おいしい、の向こう側
snowdrop
たまご
数年前、年に一度の健康診断で母の肝臓の数値が上がった。我が家はお酒を飲まないが、美味しいものが大好きだ。とくに母は舌が肥えていて、A5ランクの飛騨牛やうなぎ、牛肉入りのカレー、天ぷらやとんかつ、フグの白子、ウニやイクラ、蟹やエビ、海鮮丼などをよく食べていた。近所からは甘い果物や新鮮な野菜を山ほどいただき、三時のおやつにはコーヒーとカップケーキが定番だった。
食事の理想的なバランスは、炭水化物:たんぱく質:脂質=1:1:1/2といわれる。だが今の日本の食事は1:1:1になり、油の摂りすぎが目立つ。脂肪は油だけでつくわけではなく、糖質と一緒に摂ると体に蓄えられやすいらしい。パンや洋菓子、揚げ物など、美味しいものほど食べ過ぎに注意が必要だ。
健康診断をきっかけに、我が家の食事は大きく変わった。動物性脂肪を控えるようにし、牛・豚・鶏の脂身や内臓、バター、チーズ、ヨーグルト、牛乳、深海魚など脂の多い魚、魚卵、白子、ウニ、カニ味噌などをやめた。卵は白身に問題はないが、メレンゲだけ買う機会もないため使わなくなった。卵を使うマヨネーズやパン、お菓子も避けた。もともと家では揚げ物を作らなかったが、惣菜の揚げ物も買わなくなった。

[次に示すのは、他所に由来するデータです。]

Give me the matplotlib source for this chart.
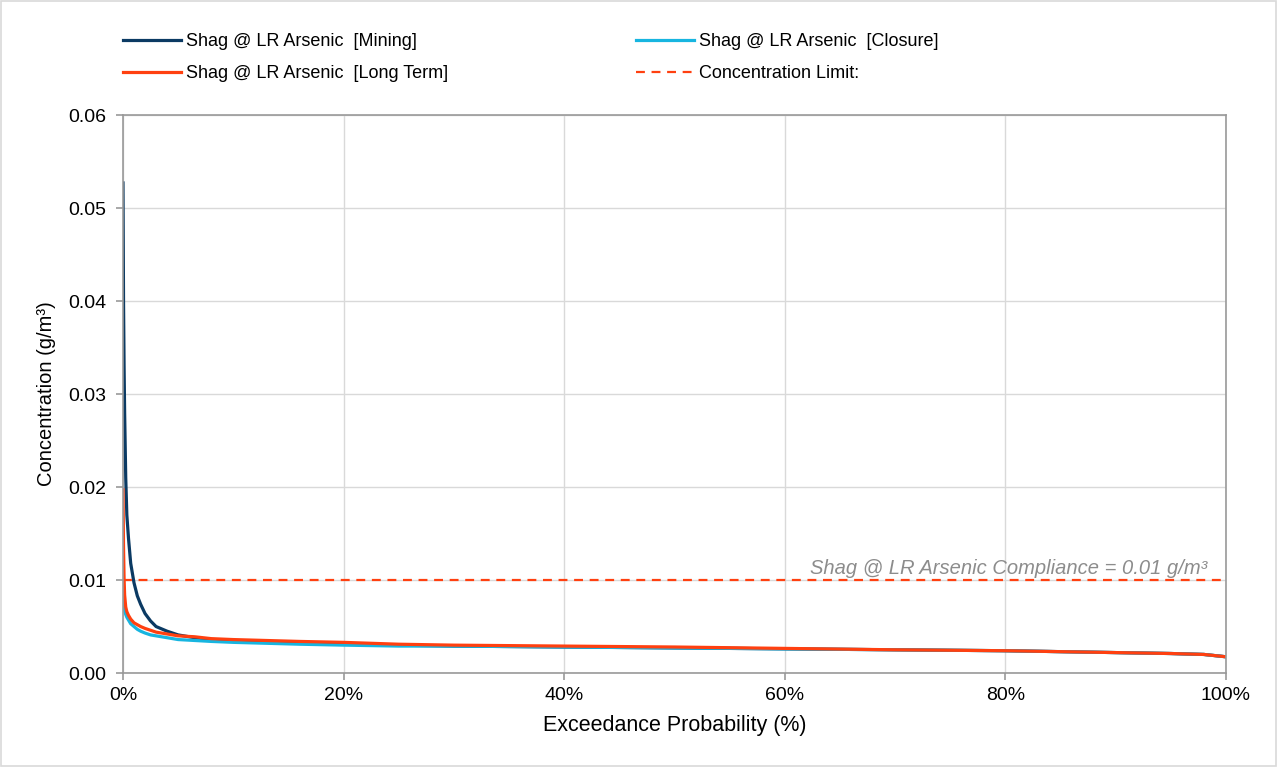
import matplotlib.pyplot as plt
from matplotlib.patches import Rectangle
from matplotlib.ticker import FuncFormatter, MultipleLocator

plt.rcParams["font.family"] = ["Liberation Sans", "DejaVu Sans"]

# exceedance probability (%) shared by all series
exceedance = [0, 0.05, 0.1, 0.15, 0.25, 0.35, 0.5, 0.7, 1.0, 1.3, 1.6, 2.0, 2.5,
              3.0, 4.0, 5.0, 6.5, 8, 10, 13, 16, 20, 25, 30, 40, 50, 60, 70,
              80, 90, 95, 98, 100]

mining = [0.0527, 0.040, 0.033, 0.028, 0.021, 0.017, 0.0145, 0.0118, 0.0097,
          0.0083, 0.0074, 0.0064, 0.0056, 0.0050, 0.0045, 0.0041, 0.0038,
          0.0036, 0.0034, 0.0033, 0.0032, 0.0031, 0.0030, 0.0029, 0.0028,
          0.0027, 0.0026, 0.0025, 0.0024, 0.0022, 0.0021, 0.0020, 0.00175]

closure = [0.0084, 0.0076, 0.0071, 0.0067, 0.0063, 0.0060, 0.0057, 0.0053,
           0.0050, 0.0047, 0.0045, 0.0043, 0.0041, 0.0040, 0.0038, 0.0036,
           0.0035, 0.0034, 0.0033, 0.0032, 0.0031, 0.0030, 0.0029, 0.0029,
           0.0028, 0.0027, 0.0026, 0.0025, 0.0024, 0.0022, 0.0021, 0.0020,
           0.00175]

long_term = [0.0197, 0.0135, 0.0102, 0.0084, 0.0071, 0.0066, 0.0062, 0.0058,
             0.0054, 0.0052, 0.0050, 0.0048, 0.0046, 0.0044, 0.0042, 0.0040,
             0.0039, 0.0037, 0.0036, 0.0035, 0.0034, 0.0033, 0.0031, 0.0030,
             0.0029, 0.0028, 0.00265, 0.0025, 0.0024, 0.0022, 0.0021, 0.0020,
             0.00175]

limit = 0.01
limit_text = "Shag @ LR Arsenic Compliance = 0.01 g/m³"

fig = plt.figure(figsize=(12.77, 7.67), dpi=100)
ax = fig.add_axes([0.0963, 0.1225, 0.8637, 0.7275])

l_mining, = ax.plot(exceedance, mining, color="#0B3A63", lw=2.3,
                    label="Shag @ LR Arsenic  [Mining]")
l_closure, = ax.plot(exceedance, closure, color="#17B5E0", lw=2.3,
                     label="Shag @ LR Arsenic  [Closure]")
l_long, = ax.plot(exceedance, long_term, color="#FF4010", lw=2.3,
                  label="Shag @ LR Arsenic  [Long Term]")
l_limit = ax.axhline(limit, color="#FF4010", lw=1.6, ls=(0, (4, 3)),
                     label="Concentration Limit:")

ax.text(98.3, limit + 0.0002, limit_text, ha="right", va="bottom",
        fontsize=14.5, style="italic", color="#8C8C8C")

ax.set_xlim(0, 100)
ax.set_ylim(0, 0.06)
ax.xaxis.set_major_locator(MultipleLocator(20))
ax.yaxis.set_major_locator(MultipleLocator(0.01))
ax.xaxis.set_major_formatter(FuncFormatter(lambda v, p: f"{v:.0f}%"))
ax.yaxis.set_major_formatter(FuncFormatter(lambda v, p: f"{v:.2f}"))
ax.grid(True, color="#D9D9D9", lw=1)
ax.set_axisbelow(True)
for side in ["left", "bottom", "right", "top"]:
    ax.spines[side].set_color("#999999")
    ax.spines[side].set_linewidth(1.2)
ax.tick_params(colors="#999999", labelcolor="black", labelsize=14,
               length=5, width=1.2)
ax.tick_params(axis="y", pad=7)
ax.tick_params(axis="x", pad=5)

ax.set_xlabel("Exceedance Probability (%)", fontsize=15.5, labelpad=8)
ax.set_ylabel("Concentration (g/m³)", fontsize=14.5, labelpad=9)

fig.legend(handles=[l_mining, l_long, l_closure, l_limit], ncol=2,
           loc="upper left", bbox_to_anchor=(0.0835, 0.978), frameon=False,
           fontsize=13, handlelength=3.2, handletextpad=0.3,
           columnspacing=10.4, labelspacing=0.85)

fig.patches.append(Rectangle((0.001, 0.001), 0.998, 0.998,
                             transform=fig.transFigure, fill=False,
                             edgecolor="#D9D9D9", lw=1.2))

fig.savefig("out.png", dpi=100)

一年後には数値が下がり、今も無理のない範囲で続けている。
とはいえ、脂肪分ゼロのヨーグルトは食べるし、いただき物の揚げ物も口にする。肉も鶏肉中心に戻した。
いまは物価高騰の時代。政府が掲げた「デフレ脱却」は、皮肉にも物価上昇の達成を意味していた。米や野菜、魚、肉、卵、小麦、牛乳、苺まで高くなり、クリスマスケーキも小さく高価で手が伸びにくい。我が家も買い控えが増えた。
「卵なんて最後に食べたのはいつだったかしら」と母がつぶやく。そんな会話をしながら、親子で今川焼を頬張る。そういえばこれにも卵が入っていたと思い出すが、「適度なら問題ない」と飲み込んだ。食事を楽しみながら体を思う、そんな暮らしが今のわたしたちにちょうどいい。